32/6/16 American Marc Diesel Q. I have a one-cylinder air-cooled American Marc Diesel engine. It is in excellent condition except for a bad part in the attached generator. I have no information on this engine and would appreciate hearing from anyone who could be of help. Kent Davis, Rt 1, Box 59, Dozier, AL 36028.
Even before we'd gone on the wonderful trip to Australia, plans were in the works for our 1998 tour to parts of Germany and Austria. As you may have guessed, it's essential to begin the layout of a tour at least 18 months ahead of the planned date. Otherwise, the hotels are booked, the coach companies are committed, and the result is chaos. Presently, we're looking at mid-June for this trip to begin, probably about June 17. We're in contact with a very knowledgeable fellow near Frankfurt, and he'll be able to point out many things to see, along with some that probably aren't worth a detour, although interesting. We're also looking at an optional one-week extension tour to the north of Germany. Originally, we had plans of Vienna and the Technical Museum there, but it is uncertain whether it will be open. It has been completely closed down for some time, due to a complete renovation project. However, the city of Munich has the Deutsches Museum, said to be the largest technical museum in the world, as well as the BMW Museum, also in Munich (it's practically across the street from the Olympic Complex). We'll have everything organized in the next 30-60 days, and when we do, you'll see our announcement right here in GEM. For the ladies who always accompany our tours, we're also planning a trip to the Kislinger Crystal Glass Factory, and another to the Hummel factory north of Coburg, Germany.

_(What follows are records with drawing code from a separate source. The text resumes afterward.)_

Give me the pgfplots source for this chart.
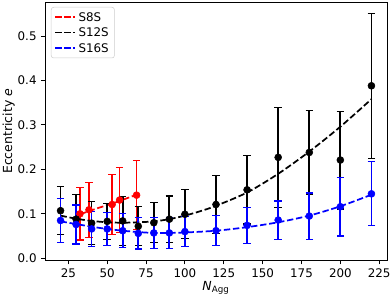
\documentclass[border=0pt]{standalone}
\usepackage{pgfplots}
\usepackage{pgfplotstable}
\pgfplotsset{compat=1.18}
\usepackage{fontspec}
\setmainfont{DejaVu Sans}
\definecolor{cR}{RGB}{255,0,0}
\definecolor{cK}{RGB}{0,0,0}
\definecolor{cB}{RGB}{0,0,255}

\pgfplotstableread{
x y e
32.5 0.100 0.059
38.3 0.109 0.062
53.2 0.121 0.068
58.0 0.131 0.073
68.9 0.142 0.078
}\tabredpts

\pgfplotstableread{
x y e
20 0.107 0.054
30 0.088 0.056
40 0.079 0.048
50 0.083 0.041
60 0.084 0.055
70 0.072 0.044
80 0.080 0.045
90 0.088 0.052
100 0.099 0.055
120 0.121 0.066
140 0.154 0.077
160 0.227 0.112
180 0.238 0.095
200 0.221 0.110
220 0.388 0.163
}\tabblackpts

\pgfplotstableread{
x y e
20 0.085 0.049
30 0.076 0.044
40 0.066 0.040
50 0.066 0.037
60 0.062 0.038
70 0.056 0.035
80 0.057 0.035
90 0.057 0.035
100 0.060 0.034
120 0.062 0.034
140 0.074 0.041
160 0.086 0.043
180 0.095 0.052
200 0.116 0.066
220 0.145 0.072
}\tabbluepts

\pgfplotstableread{
x y
32.5 0.099
38.3 0.106
45.0 0.114
53.2 0.123
58.0 0.129
68.9 0.143
}\tabredfit

\pgfplotstableread{
x y
20 0.096
30 0.089
40 0.084
50 0.081
60 0.080
70 0.081
80 0.083
90 0.088
100 0.096
110 0.106
120 0.118
140 0.148
160 0.190
180 0.240
200 0.296
220 0.358
}\tabblackfit

\pgfplotstableread{
x y
20 0.083
30 0.077
40 0.071
50 0.066
60 0.062
70 0.059
80 0.057
90 0.057
100 0.058
120 0.062
140 0.070
160 0.081
180 0.096
200 0.117
220 0.143
}\tabbluefit

\begin{document}
\begin{tikzpicture}
\begin{axis}[
  scale only axis,
  width=273.6pt, height=206.8pt,
  xmin=10, xmax=230, ymin=-0.005, ymax=0.5765,
  xtick={25,50,75,100,125,150,175,200,225},
  ytick={0,0.1,0.2,0.3,0.4,0.5},
  yticklabel style={/pgf/number format/fixed, /pgf/number format/fixed zerofill, /pgf/number format/precision=1},
  /pgf/number format/assume math mode=true,
  tick align=outside, tick pos=left,
  major tick length=3.2pt,
  every tick/.style={black, line width=0.74pt},
  axis line style={line width=0.74pt},
  tick label style={font=\fontsize{9.5}{11.5}\selectfont},
  label style={font=\fontsize{10}{12}\selectfont},
  xlabel={\textit{N}\textsubscript{Agg}},
  ylabel={Eccentricity \textit{e}},
  xlabel style={at={(axis description cs:0.5,0)}, anchor=north, yshift=-16.4pt, inner sep=0pt},
  ylabel style={at={(axis description cs:-0.0877,0.5)}, anchor=south, inner sep=0pt},
  legend style={at={(axis description cs:0,1)}, anchor=north west, xshift=4.8pt, yshift=-4pt,
    draw=black!20, rounded corners=2pt, fill=white,
    font=\fontsize{9.5}{11.5}\selectfont, inner sep=2.5pt, row sep=1.3pt,
    nodes={inner sep=2pt, text height=6.8pt, text depth=0.2pt}},
  legend cell align=left,
  legend image code/.code={\draw[#1] (0pt,0pt) -- (16pt,0pt);},
  error bars/error bar style={line width=1.38pt, solid},
  error bars/error mark options={rotate=90, mark size=3pt, line width=1pt, solid},
]
\coordinate (SW) at (rel axis cs:0,0);
\coordinate (NE) at (rel axis cs:1,1);

\addlegendimage{draw=cR, line width=1.38pt, dash pattern=on 5.1pt off 2.2pt}
\addlegendentry{S8S}
\addlegendimage{draw=cK, line width=1.38pt, dash pattern=on 5.1pt off 2.2pt}
\addlegendentry{S12S}
\addlegendimage{draw=cB, line width=1.38pt, dash pattern=on 5.1pt off 2.2pt}
\addlegendentry{S16S}

% S8S
\addplot[draw=cR, line width=1.38pt, dash pattern=on 5.1pt off 2.2pt, smooth, forget plot] table[x=x,y=y]{\tabredfit};
\addplot[color=cR, only marks, mark=*, mark size=2.8pt, forget plot,
  error bars/.cd, y dir=both, y explicit] table[x=x, y=y, y error=e]{\tabredpts};

% S12S
\addplot[draw=cK, line width=1.38pt, dash pattern=on 5.1pt off 2.2pt, smooth, forget plot] table[x=x,y=y]{\tabblackfit};
\addplot[color=cK, only marks, mark=*, mark size=2.8pt, forget plot,
  error bars/.cd, y dir=both, y explicit] table[x=x, y=y, y error=e]{\tabblackpts};

% S16S
\addplot[draw=cB, line width=1.38pt, dash pattern=on 5.1pt off 2.2pt, smooth, forget plot] table[x=x,y=y]{\tabbluefit};
\addplot[color=cB, only marks, mark=*, mark size=2.8pt, forget plot,
  error bars/.cd, y dir=both, y explicit] table[x=x, y=y, y error=e]{\tabbluepts};
\end{axis}
\pgfresetboundingbox
\path[use as bounding box] ([xshift=-36pt,yshift=-30pt]SW) rectangle ([xshift=4pt,yshift=1.6pt]NE);
\end{tikzpicture}
\end{document}
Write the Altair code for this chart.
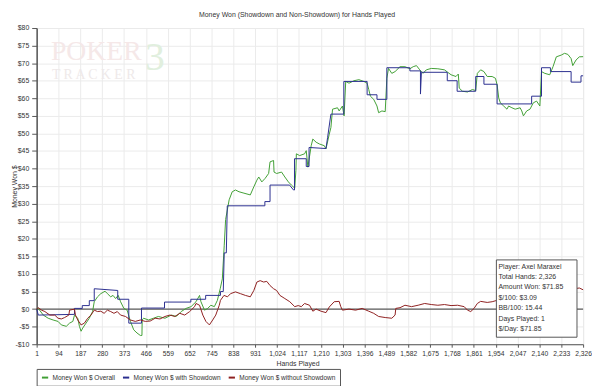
import altair as alt
import pandas as pd

hands_ticks = [1, 94, 187, 280, 373, 466, 559, 652, 745, 838, 931, 1024, 1117, 1210,
               1303, 1396, 1489, 1582, 1675, 1768, 1861, 1954, 2047, 2140, 2233, 2326]
money_ticks = list(range(-10, 85, 5))

series_names = ["Money Won $ Overall", "Money Won $ with Showdown", "Money Won $ without Showdown"]
series_colors = ["#41a035", "#2b2f8f", "#8e2020"]

overall = [(1, 0), (8, 0.2), (29, -1.7), (50, -2.6), (71, -3.1), (92, -3.5), (106, -4.5), (127, -4.9),
           (141, -4.0), (155, -3.5), (162, -1.7), (176, -2.6), (183, -4.9), (190, -6.3), (197, -5.4),
           (211, -4.0), (225, -2.6), (239, -0.7), (246, 2.1), (260, 3.5), (274, 4.4), (292, 5.1),
           (302, 4.4), (316, 3.5), (326, 3.9), (337, 3.0), (348, 3.9), (358, 2.1), (372, 0.2),
           (386, -0.3), (400, -3.5), (414, -5.9), (428, -6.8), (442, -7.5), (449, -7.5), (450, -3.1),
           (456, -2.6), (477, -3.1), (498, -2.6), (519, -2.1), (547, -2.6), (574, -1.7), (595, -2.1),
           (616, -0.7), (637, 0.2), (658, 0.7), (679, 2.1), (694, 3.9), (700, 2.1), (715, -0.3),
           (729, 0.2), (742, 1.1), (757, 0.7), (770, 2.5), (782, 5.8), (791, 8.6), (799, 18.0),
           (805, 25.5), (820, 31.1), (833, 33.4), (847, 33.9), (862, 33.4), (883, 33.0), (910, 32.5),
           (925, 34.8), (938, 36.7), (946, 37.6), (959, 36.2), (973, 37.2), (988, 38.6), (994, 41.9),
           (1009, 42.3), (1011, 39.0), (1022, 38.6), (1043, 39.0), (1057, 37.6), (1072, 36.2),
           (1085, 35.3), (1099, 34.4), (1104, 39.5), (1106, 44.2), (1120, 43.7), (1141, 44.2),
           (1148, 45.1), (1155, 40.4), (1169, 46.5), (1176, 48.4), (1190, 47.5), (1204, 47.0),
           (1225, 46.5), (1232, 45.6), (1246, 49.8), (1253, 51.7), (1260, 56.9), (1281, 57.3),
           (1288, 56.4), (1302, 57.8), (1309, 55.0), (1316, 64.8), (1330, 64.3), (1351, 65.0),
           (1372, 65.3), (1393, 64.8), (1407, 64.3), (1414, 62.5), (1421, 60.6), (1435, 59.7),
           (1449, 57.8), (1456, 55.9), (1470, 56.4), (1484, 56.2), (1491, 65.7), (1498, 68.5),
           (1512, 67.1), (1526, 67.6), (1547, 69.0), (1568, 69.0), (1589, 68.4), (1603, 69.0),
           (1617, 69.3), (1631, 68.1), (1645, 67.1), (1659, 68.1), (1680, 68.5), (1708, 68.4),
           (1736, 68.1), (1750, 67.4), (1764, 66.7), (1785, 66.2), (1795, 66.9), (1799, 62.9),
           (1813, 62.0), (1834, 61.8), (1855, 62.5), (1869, 62.2), (1876, 67.1), (1890, 68.1),
           (1904, 67.6), (1918, 66.2), (1939, 66.2), (1953, 65.7), (1960, 63.9), (1967, 60.1),
           (1974, 58.7), (1988, 57.8), (2002, 56.9), (2009, 57.8), (2023, 57.3), (2037, 56.9),
           (2058, 57.3), (2065, 56.4), (2072, 55.0), (2086, 56.4), (2100, 56.9), (2114, 58.7),
           (2128, 59.2), (2142, 57.8), (2149, 67.6), (2163, 67.1), (2184, 66.7), (2198, 69.0),
           (2212, 71.8), (2233, 72.3), (2247, 72.8), (2261, 72.5), (2275, 71.3), (2282, 69.3),
           (2296, 70.9), (2310, 71.8), (2326, 71.85)]

showdown = [(1, 0), (8, -1.7), (162, -1.5), (162, 0.2), (195, 0.2), (195, 1.0), (225, 1.0), (225, 2.4),
            (246, 2.4), (246, 5.8), (346, 5.3), (346, 2.8), (393, 2.8), (393, -4.0), (447, -4.0),
            (447, 0.3), (545, 0.3), (545, 2.0), (657, 2.0), (657, 2.8), (720, 2.8), (720, 3.9),
            (783, 3.9), (783, 5.0), (795, 5.0), (799, 16.0), (808, 16.0), (812, 29.4), (972, 29.4),
            (972, 30.6), (994, 30.6), (994, 35.3), (1077, 35.3), (1094, 33.9), (1098, 33.9),
            (1098, 42.8), (1148, 42.8), (1148, 40.6), (1160, 40.6), (1160, 46.0), (1232, 45.7),
            (1239, 48.9), (1253, 55.5), (1308, 55.5), (1308, 64.8), (1407, 64.8), (1407, 61.0),
            (1449, 61.0), (1449, 59.7), (1491, 59.7), (1491, 68.7), (1589, 68.7), (1589, 67.8),
            (1634, 67.8), (1634, 61.2), (1638, 67.4), (1748, 67.4), (1748, 65.0), (1790, 65.0),
            (1790, 62.0), (1869, 62.0), (1869, 66.2), (1904, 66.2), (1904, 64.0), (1960, 64.0),
            (1960, 58.4), (2107, 58.4), (2107, 60.6), (2149, 60.6), (2149, 68.7), (2187, 68.7),
            (2187, 67.6), (2275, 67.6), (2275, 64.6), (2317, 64.6), (2317, 66.4), (2326, 66.4)]

non_showdown = [(1, 0), (8, 0.4), (22, -0.3), (36, -0.7), (57, -1.7), (78, -1.7), (92, -2.6), (106, -2.8),
                (120, -2.4), (138, -1.7), (141, -0.3), (162, 0.0), (166, -1.7), (176, -3.1), (190, -4.5),
                (204, -4.0), (218, -2.6), (232, -1.7), (246, -0.3), (260, -0.7), (274, -0.6), (288, -1.2),
                (302, -0.3), (316, -0.7), (330, -1.2), (344, -0.7), (358, -1.7), (379, -2.1), (400, -3.1),
                (421, -3.5), (442, -3.1), (463, -3.5), (484, -3.4), (505, -2.6), (526, -2.8), (547, -2.1),
                (568, -1.7), (589, -2.1), (610, -1.2), (631, -1.7), (652, -0.7), (673, 0.7), (679, 1.6),
                (694, 1.1), (708, -1.7), (721, -3.5), (736, -4.5), (750, -3.1), (763, -1.7), (778, 1.1),
                (783, 2.5), (798, 3.9), (813, 3.5), (826, 4.4), (847, 4.9), (868, 4.4), (889, 3.9),
                (910, 3.5), (925, 5.3), (938, 7.7), (952, 8.1), (967, 7.7), (980, 7.9), (994, 6.7),
                (1009, 5.8), (1022, 5.3), (1036, 3.9), (1057, 3.0), (1078, 2.1), (1099, 0.7), (1114, 1.0),
                (1127, 0.7), (1141, 1.6), (1162, 1.1), (1176, -0.6), (1190, 0.0), (1211, -0.6),
                (1232, -1.0), (1246, 0.6), (1267, 2.1), (1288, 2.2), (1295, 0.7), (1302, -0.3),
                (1330, 0.0), (1358, -0.3), (1386, 0.2), (1414, -0.6), (1435, -1.2), (1456, -2.1),
                (1484, -2.4), (1512, -2.6), (1526, -1.7), (1529, 0.2), (1547, 0.4), (1568, 1.1),
                (1596, 0.7), (1624, 1.1), (1652, 1.6), (1680, 1.3), (1708, 1.1), (1736, 1.3), (1764, 1.0),
                (1792, 1.1), (1820, 0.7), (1834, -0.3), (1848, -0.7), (1862, 0.2), (1876, 1.6),
                (1890, 2.2), (1918, 1.9), (1939, 2.1), (1960, 2.5), (2050, 3.0), (2150, 4.5),
                (2250, 5.5), (2310, 6.0), (2326, 5.5)]

stats_lines = ["Player: Axel Maraxel", "Total Hands: 2,326", "Amount Won: $71.85", "$/100: $3.09",
               "BB/100: 15.44", "Days Played: 1", "$/Day: $71.85"]
stats_line_y = [12.1, 9.1, 6.2, 3.2, 0.2, -2.7, -5.7]
stats_box = {"hand": 1957, "hand2": 2300, "won": 14.0, "won2": -8.0}
stats_text_x = 1966

FONT = "Liberation Sans"

rows = []
for name, pts in zip(series_names, [overall, showdown, non_showdown]):
    for i, (h, w) in enumerate(pts):
        rows.append({"series": name, "hand": h, "won": w, "idx": i})
df = pd.DataFrame(rows)

x_scale = alt.Scale(domain=[1, 2326], nice=False, zero=False)
y_scale = alt.Scale(domain=[-10, 80], nice=False, zero=False)

x_axis = alt.Axis(values=hands_ticks, labelExpr="format(datum.value, ',')", title="Hands Played",
                  grid=True, gridColor="#ebebeb", domainColor="#555", tickColor="#555", tickSize=3,
                  labelFont=FONT, labelFontSize=6.8, labelColor="#333", labelPadding=3,
                  labelFlush=False, labelOverlap=False,
                  titleFont=FONT, titleFontSize=7, titleFontWeight="normal", titleColor="#333",
                  titleX=264, titleY=20, titleBaseline="middle")
y_axis = alt.Axis(values=money_ticks,
                  labelExpr="datum.value < 0 ? '-$' + abs(datum.value) : '$' + datum.value",
                  title="Money Won $", grid=True, gridColor="#ebebeb", domainColor="#555",
                  domainWidth=1.5, tickColor="#555", tickSize=5, labelFont=FONT, labelFontSize=7,
                  labelColor="#333", labelPadding=3, labelFlush=False, labelOverlap=False,
                  titleFont=FONT, titleFontSize=7, titleFontWeight="normal", titleColor="#333",
                  titleX=-22, titleY=160, titleBaseline="middle", titleAngle=-90)


def X():
    return alt.X("hand:Q", scale=x_scale, axis=x_axis)


def Y():
    return alt.Y("won:Q", scale=y_scale, axis=y_axis)


def wm_text(text, hand, won, size, color):
    return alt.Chart(pd.DataFrame({"text": [text], "hand": [hand], "won": [won]})).mark_text(
        font="Liberation Serif", align="left", baseline="alphabetic", fontSize=size, color=color
    ).encode(x=X(), y=Y(), text="text:N")


watermark = [
    wm_text("POKER", 62, 70.8, 28, "#f5e8e8"),
    wm_text("T R A C K E R", 66, 65.4, 14, "#eee9e9"),
    wm_text("3", 462, 68.0, 40, "#e1efde"),
]

zero = alt.Chart(pd.DataFrame({"hand": [1], "won": [0]})).mark_rule(color="#333", strokeWidth=1).encode(
    y=Y())

lines = alt.Chart(df).mark_line(strokeWidth=1).encode(
    x=X(), y=Y(),
    color=alt.Color("series:N", sort=series_names,
                    scale=alt.Scale(domain=series_names, range=series_colors),
                    legend=alt.Legend(title=None, orient="none", legendX=0, legendY=345,
                                      direction="horizontal", symbolType="stroke",
                                      symbolStrokeWidth=2, symbolSize=40,
                                      labelFont=FONT, labelFontSize=6.6, labelColor="#333",
                                      strokeColor="#555", fillColor="white", padding=4,
                                      columnPadding=3, labelOffset=3)),
    order=alt.Order("idx:Q"),
)

box = alt.Chart(pd.DataFrame([stats_box])).mark_rect(fill="white", stroke="#555", strokeWidth=1).encode(
    x=X(), x2="hand2:Q", y=Y(), y2="won2:Q")

stats = alt.Chart(pd.DataFrame({"text": stats_lines, "won": stats_line_y,
                                "hand": [stats_text_x] * len(stats_lines)})).mark_text(
    font=FONT, fontSize=7, align="left", baseline="middle", color="#333").encode(
    x=X(), y=Y(), text="text:N")

chart = alt.layer(*watermark, zero, lines, box, stats).properties(
    width=553, height=320,
    title=alt.TitleParams("Money Won (Showdown and Non-Showdown) for Hands Played", font=FONT,
                          fontSize=7, fontWeight="normal", color="#333", anchor="middle",
                          offset=6, dx=-13),
    autosize=alt.AutoSizeParams(type="none"),
    padding={"left": 29, "top": 18, "right": 9, "bottom": 40},
).configure_view(stroke="#666", strokeWidth=1).configure(background="white")

chart.save("out.html", embed_options={"renderer": "svg", "actions": False})
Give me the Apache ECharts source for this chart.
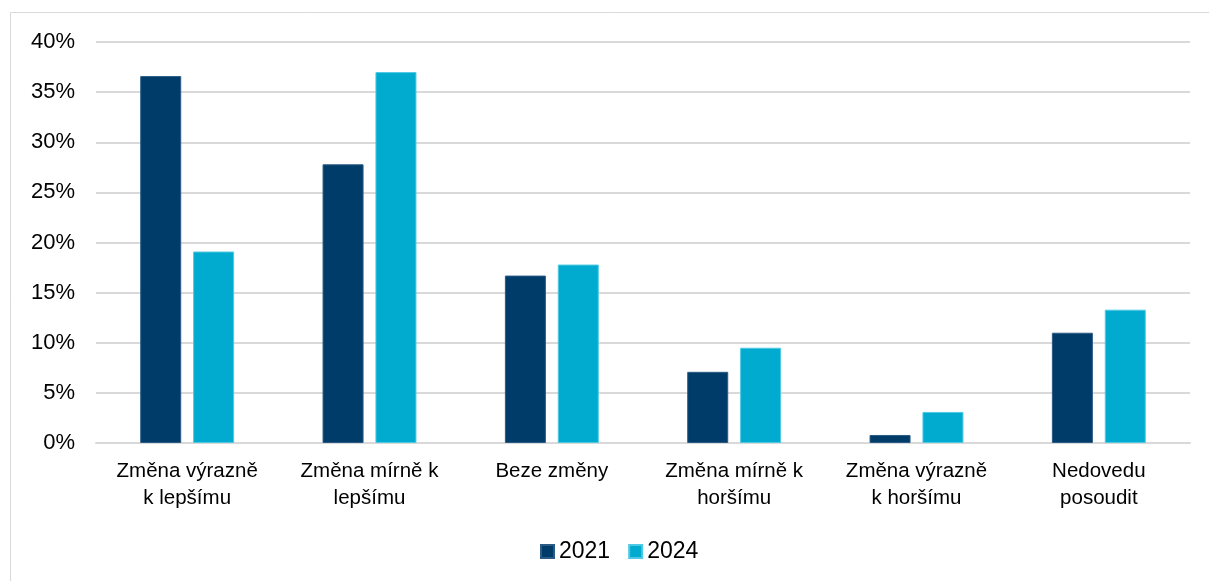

For our friends who made the long 14-hour flight from Los Angeles to Sydney, the 1998 tour is only about nine hours from Chicago to Zurich. Surprisingly, the flight went quite well, except when we hit an hour of bad weather somewhere near Fiji. Even for a big 747, it was very bumpy for awhile.
By the way, we were told that the L. A. to Sydney flight required somewhere around 50 tons of jet fuel. All this figured out to a fuel consumption of over 700 gallons per hour. We were told that one of these big planes, fully loaded, has a lift-off weight of about 400 tons, yet we were airborne in 51 seconds from the time they opened the throttle! Incredible, isn't it!